▶ [Task directions] Write out the entries below exactly, starting at the first line and stopping after the line that contains "const yTicks = [0, 20, 40, 60, 80, 100]"; skip all pictures.
** BEGIN **
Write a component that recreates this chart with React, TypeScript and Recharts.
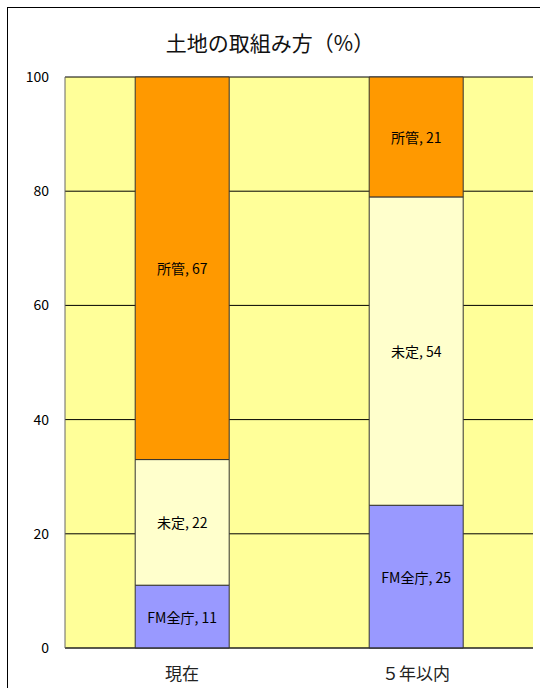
import React from "react"
import { BarChart, Bar, XAxis, YAxis, CartesianGrid, LabelList } from "recharts"

const categories = ["現在", "５年以内"]
const fmZencho = [11, 25]
const mitei = [22, 54]
const shokan = [67, 21]
const yTicks = [0, 20, 40, 60, 80, 100]

const data = categories.map((name, i) => ({
  name,
  fm: fmZencho[i],
  mitei: mitei[i],
  shokan: shokan[i],
}))

const FONT = '"Noto Sans CJK JP", "Noto Sans", sans-serif'

const seriesLabel = (label: string) => (props: any) => {
  const { x, y, width, height, value } = props
  return (
    <text
      x={x + width / 2}
      y={y + height / 2}
      textAnchor="middle"
      dominantBaseline="central"
      fontSize={14}
      fontFamily={FONT}
      fill="#000"
    >
      {`${label}, ${value}`}
    </text>
  )
}

export default function App() {
  return (
    <div style={{ position: "absolute", left: 0, top: 0, width: 540, height: 688, background: "#fff", fontFamily: FONT, overflow: "hidden" }}>
      <div
        style={{
          position: "absolute",
          top: 27,
          left: 0,
          width: 540,
          textAlign: "center",
          fontSize: 21,
          color: "#111",
        }}
      >
        土地の取組み方（%）
      </div>
      <div style={{ position: "absolute", left: 0, top: 0 }}>
        <BarChart
          width={540}
          height={688}
          data={data}
          margin={{ top: 77, right: 7, bottom: 0, left: 0 }}
          barCategoryGap="30%"
        >
          <CartesianGrid vertical={false} stroke="#000" fill="#FFFF99" />
          <XAxis
            dataKey="name"
            axisLine={{ stroke: "#333" }}
            tickLine={false}
            height={40}
            tick={{ fontSize: 17, fill: "#222", fontFamily: FONT }}
            tickMargin={14}
          />
          <YAxis
            domain={[0, 100]}
            ticks={yTicks}
            width={65}
            axisLine={{ stroke: "#666" }}
            tickLine={false}
            tick={{ fontSize: 14, fill: "#000", fontFamily: FONT }}
            tickMargin={10}
          />
          <YAxis
            yAxisId="frame"
            orientation="right"
            domain={[0, 100]}
            width={0}
            tick={false}
            tickLine={false}
            axisLine={{ stroke: "#888" }}
          />
          <Bar dataKey="fm" stackId="a" fill="#9999FF" stroke="#333" isAnimationActive={false}>
            <LabelList dataKey="fm" content={seriesLabel("FM全庁")} />
          </Bar>
          <Bar dataKey="mitei" stackId="a" fill="#FFFFCC" stroke="#333" isAnimationActive={false}>
            <LabelList dataKey="mitei" content={seriesLabel("未定")} />
          </Bar>
          <Bar dataKey="shokan" stackId="a" fill="#FF9900" stroke="#333" isAnimationActive={false}>
            <LabelList dataKey="shokan" content={seriesLabel("所管")} />
          </Bar>
        </BarChart>
      </div>
      {/* outer frame, open to the right and bottom */}
      <div
        style={{
          position: "absolute",
          left: 7,
          top: 7,
          width: 560,
          height: 700,
          borderLeft: "1px solid #000",
          borderTop: "1px solid #000",
          pointerEvents: "none",
        }}
      />
    </div>
  )
}
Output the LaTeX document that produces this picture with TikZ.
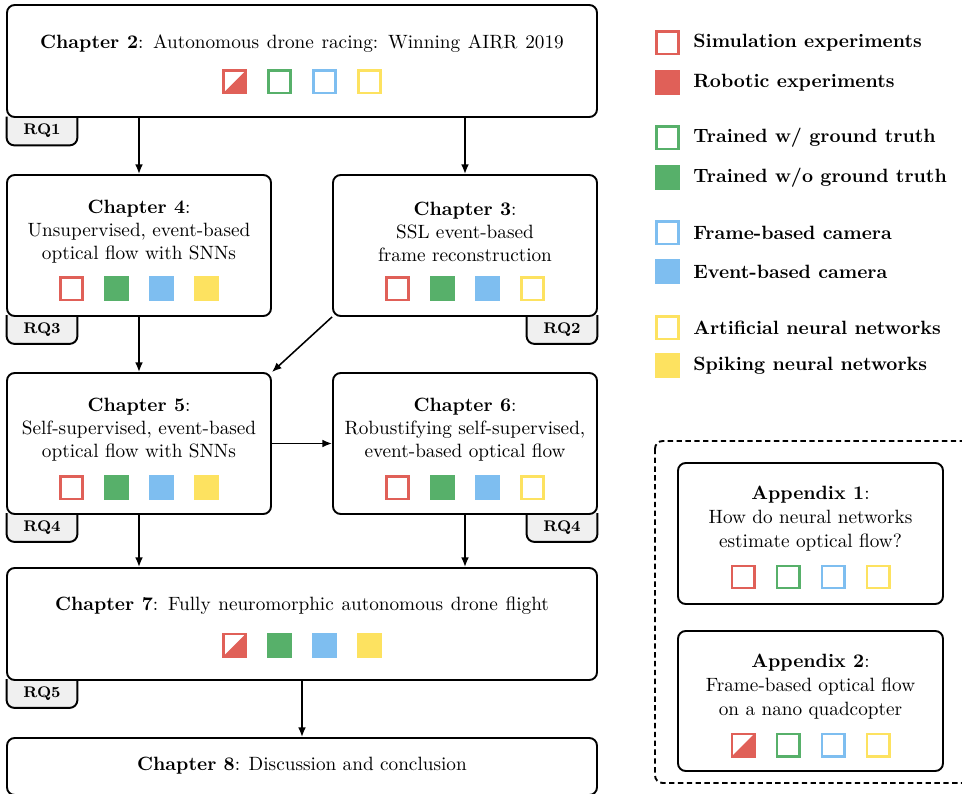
\documentclass[tikz,border=0pt]{standalone}
\usetikzlibrary{arrows.meta,backgrounds}
\definecolor{cred}{RGB}{224,96,88}
\definecolor{cgreen}{RGB}{87,176,106}
\definecolor{cblue}{RGB}{126,190,240}
\definecolor{cyellow}{RGB}{253,226,96}
\definecolor{tabgray}{RGB}{240,240,240}
\newcommand{\sqrow}[7]{%
  \node[#4] (#1a) at ({#2-67.5},#3) {};
  \node[#5] (#1b) at ({#2-22.5},#3) {};
  \node[#6] (#1c) at ({#2+22.5},#3) {};
  \node[#7] (#1d) at ({#2+67.5},#3) {};}
\begin{document}
\begin{tikzpicture}[x=0.52pt,y=-0.52pt,
  box/.style={draw, line width=1pt, rounded corners=4pt, fill=white, inner sep=0pt},
  bx/.style 2 args={box, minimum width=#1*0.52pt, minimum height=#2*0.52pt},
  txt/.style={inner sep=0pt, align=center},
  leg/.style={inner sep=0pt, anchor=west, font=\bfseries},
  tab/.style={inner sep=0pt, minimum width=70*0.52pt, minimum height=28*0.52pt, font=\footnotesize\bfseries},
  tabline/.style={draw, line width=1pt, fill=tabgray, rounded corners=4pt},
  arr/.style={line width=0.8pt, -{Latex[length=5pt,width=4pt]}},
  sq/.style={draw, line width=1.5pt, minimum size=11.5pt, inner sep=0pt},
  rO/.style={sq, draw=cred},
  rF/.style={sq, draw=cred, fill=cred},
  rH/.style={sq, draw=cred, path picture={\fill[cred] (path picture bounding box.north east) -- (path picture bounding box.south east) -- (path picture bounding box.south west) -- cycle;}},
  gO/.style={sq, draw=cgreen},
  gF/.style={sq, draw=cgreen, fill=cgreen},
  bO/.style={sq, draw=cblue},
  bF/.style={sq, draw=cblue, fill=cblue},
  yO/.style={sq, draw=cyellow},
  yF/.style={sq, draw=cyellow, fill=cyellow},
]
\clip (0,0) rectangle (962,794);

% RQ tabs
\node[tab] (rq1) at (42,131) {RQ1};
\node[tab] (rq3) at (42,329.5) {RQ3};
\node[tab] (rq2) at (562,329.5) {RQ2};
\node[tab] (rq4a) at (42,527.5) {RQ4};
\node[tab] (rq4b) at (562,527.5) {RQ4};
\node[tab] (rq5) at (42,693.5) {RQ5};
\begin{scope}[on background layer]
\foreach \t in {rq1,rq2,rq3,rq4a,rq4b,rq5}
  \path[tabline] (\t.north west) -- (\t.south west) -- (\t.south east) -- (\t.north east);
\end{scope}

% chapter boxes
\node[bx={590}{112}] (c2) at (302,61) {};
\node[bx={264}{141}] (c4) at (139,245.5) {};
\node[bx={264}{141}] (c3) at (465,245.5) {};
\node[bx={264}{141}] (c5) at (139,443.5) {};
\node[bx={264}{141}] (c6) at (465,443.5) {};
\node[bx={590}{112}] (c7) at (302,624) {};
\node[bx={590}{57}] (c8) at (302,766.5) {};

% texts
\node[txt] (c2t) at (302,44) {\spaceskip=4pt plus 1pt\textbf{Chapter 2}: Autonomous drone racing: Winning AIRR 2019};
\node[txt] (c4t) at (139,232) {\textbf{Chapter 4}:\\Unsupervised, event-based\\optical flow with SNNs};
\node[txt] (c3t) at (465,232) {\textbf{Chapter 3}:\\SSL event-based\\frame reconstruction};
\node[txt] (c5t) at (139,430) {\textbf{Chapter 5}:\\Self-supervised, event-based\\optical flow with SNNs};
\node[txt] (c6t) at (465,430) {\textbf{Chapter 6}:\\Robustifying self-supervised,\\event-based optical flow};
\node[txt] (c7t) at (302,606) {\spaceskip=4pt plus 1pt\textbf{Chapter 7}: Fully neuromorphic autonomous drone flight};
\node[txt] (c8t) at (302,766) {\textbf{Chapter 8}: Discussion and conclusion};

% squares
\sqrow{s2}{302}{82}{rH}{gO}{bO}{yO}
\sqrow{s4}{139}{289}{rO}{gF}{bF}{yF}
\sqrow{s3}{465}{289}{rO}{gF}{bF}{yO}
\sqrow{s5}{139}{488}{rO}{gF}{bF}{yF}
\sqrow{s6}{465}{488}{rO}{gF}{bF}{yO}
\sqrow{s7}{302}{645}{rH}{gF}{bF}{yF}

% arrows
\draw[arr] (c2.south -| c4.north) -- (c4.north);
\draw[arr] (c2.south -| c3.north) -- (c3.north);
\draw[arr] (c4.south) -- (c5.north);
\draw[arr] (c3.south west) -- (c5.north east);
\draw[arr] (c5.east) -- (c6.west);
\draw[arr] (c5.south) -- (c5.south |- c7.north);
\draw[arr] (c6.south) -- (c6.south |- c7.north);
\draw[arr] (c7.south) -- (c8.north);

% legend
\node[rO] (l1) at (667.5,43) {};
\node[rF] (l2) at (667.5,83) {};
\node[gO] (l3) at (667.5,138) {};
\node[gF] (l4) at (667.5,178) {};
\node[bO] (l5) at (667.5,233) {};
\node[bF] (l6) at (667.5,272) {};
\node[yO] (l7) at (667.5,328) {};
\node[yF] (l8) at (667.5,366) {};
\node[leg] (t1) at (693,43) {Simulation experiments};
\node[leg] (t2) at (693,83) {Robotic experiments};
\node[leg] (t3) at (693,138) {Trained w/ ground truth};
\node[leg] (t4) at (693,178) {Trained w/o ground truth};
\node[leg] (t5) at (693,233) {Frame-based camera};
\node[leg] (t6) at (693,272) {Event-based camera};
\node[leg] (t7) at (693,328) {Artificial neural networks};
\node[leg] (t8) at (693,366) {Spiking neural networks};

% appendices
\draw[line width=1pt, dash pattern=on 2.8pt off 1.8pt, rounded corners=4pt] (655,441) rectangle (990,783);
\node[bx={265}{141}] (a1) at (810.5,533.5) {};
\node[bx={265}{140}] (a2) at (810.5,701) {};
\node[txt] (a1t) at (810.5,519) {\textbf{Appendix 1}:\\[0.5pt]How do neural networks\\[0.5pt]estimate optical flow?};
\node[txt] (a2t) at (810.5,687) {\textbf{Appendix 2}:\\[0.5pt]Frame-based optical flow\\[0.5pt]on a nano quadcopter};
\sqrow{sa1}{810.5}{577}{rO}{gO}{bO}{yO}
\sqrow{sa2}{810.5}{745}{rH}{gO}{bO}{yO}
\end{tikzpicture}
\end{document}
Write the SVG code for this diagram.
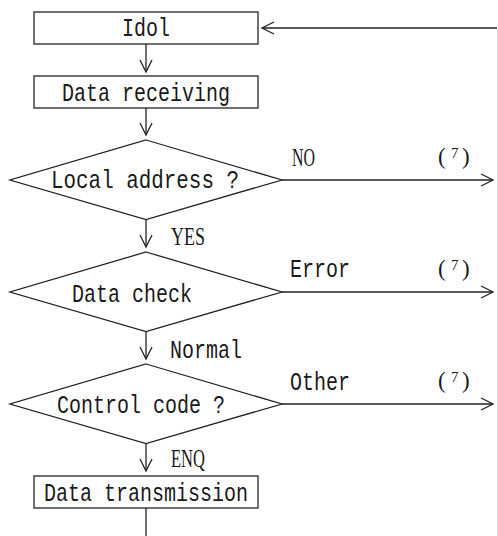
<svg xmlns="http://www.w3.org/2000/svg" width="498" height="536" viewBox="0 0 498 536">
  <style>
    .shape { fill: #ffffff; stroke: #222222; stroke-width: 1.3; }
    .wire { fill: none; stroke: #222222; stroke-width: 1.3; }
    .mono { font-family: "Liberation Mono", "DejaVu Sans Mono", monospace; font-size: 26px; fill: #1a1a1a; }
    .cap { font-family: "Liberation Serif", "DejaVu Serif", serif; font-size: 25px; fill: #1a1a1a; }
    .ref { font-family: "Liberation Serif", "DejaVu Serif", serif; font-size: 23px; fill: #1a1a1a; }
    .sup { font-family: "Liberation Serif", "DejaVu Serif", serif; font-size: 15px; fill: #1a1a1a; }
  </style>
  <defs>
    <marker id="arrow" markerUnits="userSpaceOnUse" viewBox="-14 -8 16 16" refX="0" refY="0" markerWidth="16" markerHeight="16" orient="auto">
      <path d="M-12,-6 L0,0 L-12,6" fill="none" stroke="#222222" stroke-width="1.3"/>
    </marker>
  </defs>

  <rect width="498" height="536" fill="#ffffff"/>

  <!-- connectors -->
  <g id="connectors">
    <!-- return path along the right edge into Idol -->
    <line x1="497.5" y1="29" x2="497.5" y2="536" stroke="#d9d9d9" stroke-width="1"/>
    <line class="wire" x1="497" y1="28" x2="262" y2="28" marker-end="url(#arrow)"/>
    <line class="wire" x1="146" y1="44" x2="146" y2="72" marker-end="url(#arrow)"/>
    <line class="wire" x1="146" y1="108" x2="146" y2="135" marker-end="url(#arrow)"/>
    <line class="wire" x1="146" y1="219.5" x2="146" y2="247" marker-end="url(#arrow)"/>
    <line class="wire" x1="146" y1="331.5" x2="146" y2="359" marker-end="url(#arrow)"/>
    <line class="wire" x1="146" y1="443.5" x2="146" y2="471" marker-end="url(#arrow)"/>
    <line class="wire" x1="146" y1="508" x2="146" y2="536"/>
    <line class="wire" x1="282" y1="180" x2="493" y2="180" marker-end="url(#arrow)"/>
    <line class="wire" x1="282" y1="292" x2="493" y2="292" marker-end="url(#arrow)"/>
    <line class="wire" x1="282" y1="404" x2="493" y2="404" marker-end="url(#arrow)"/>

    <!-- branch labels -->
    <text class="cap" x="292" y="166" textLength="23" lengthAdjust="spacingAndGlyphs">NO</text>
    <text class="ref" x="438" y="164">(</text>
    <text class="sup" x="451" y="158">7</text>
    <text class="ref" x="462" y="164">)</text>

    <text class="cap" x="171" y="245" textLength="34" lengthAdjust="spacingAndGlyphs">YES</text>

    <text class="mono" x="290" y="277" textLength="60" lengthAdjust="spacingAndGlyphs">Error</text>
    <text class="ref" x="438" y="276">(</text>
    <text class="sup" x="451" y="270">7</text>
    <text class="ref" x="462" y="276">)</text>

    <text class="mono" x="170" y="358" textLength="72" lengthAdjust="spacingAndGlyphs">Normal</text>

    <text class="mono" x="290" y="390" textLength="60" lengthAdjust="spacingAndGlyphs">Other</text>
    <text class="ref" x="438" y="388">(</text>
    <text class="sup" x="451" y="382">7</text>
    <text class="ref" x="462" y="388">)</text>

    <text class="cap" x="171" y="467" textLength="34" lengthAdjust="spacingAndGlyphs">ENQ</text>
  </g>

  <!-- nodes -->
  <g id="idol">
    <rect class="shape" x="34" y="12" width="224" height="32"/>
    <text class="mono" x="122" y="36" textLength="48" lengthAdjust="spacingAndGlyphs">Idol</text>
  </g>

  <g id="data-receiving">
    <rect class="shape" x="34" y="76" width="224" height="32"/>
    <text class="mono" x="62" y="100.5" textLength="168" lengthAdjust="spacingAndGlyphs">Data receiving</text>
  </g>

  <g id="local-address">
    <polygon class="shape" points="146,140 282,180 146,219.5 10,180"/>
    <text class="mono" x="51" y="187.5" textLength="188" lengthAdjust="spacingAndGlyphs">Local address ?</text>
  </g>

  <g id="data-check">
    <polygon class="shape" points="146,252 282,292 146,331.5 10,292"/>
    <text class="mono" x="72" y="302" textLength="120" lengthAdjust="spacingAndGlyphs">Data check</text>
  </g>

  <g id="control-code">
    <polygon class="shape" points="146,364 282,404 146,443.5 10,404"/>
    <text class="mono" x="57" y="413" textLength="168" lengthAdjust="spacingAndGlyphs">Control code ?</text>
  </g>

  <g id="data-transmission">
    <rect class="shape" x="34" y="476" width="224" height="32"/>
    <text class="mono" x="44" y="501" textLength="204" lengthAdjust="spacingAndGlyphs">Data transmission</text>
  </g>
</svg>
** END **
▶ [Result of this task]
Write a component that recreates this chart with React, TypeScript and Recharts.
import React from "react"
import { BarChart, Bar, XAxis, YAxis, CartesianGrid, LabelList } from "recharts"

const categories = ["現在", "５年以内"]
const fmZencho = [11, 25]
const mitei = [22, 54]
const shokan = [67, 21]
const yTicks = [0, 20, 40, 60, 80, 100]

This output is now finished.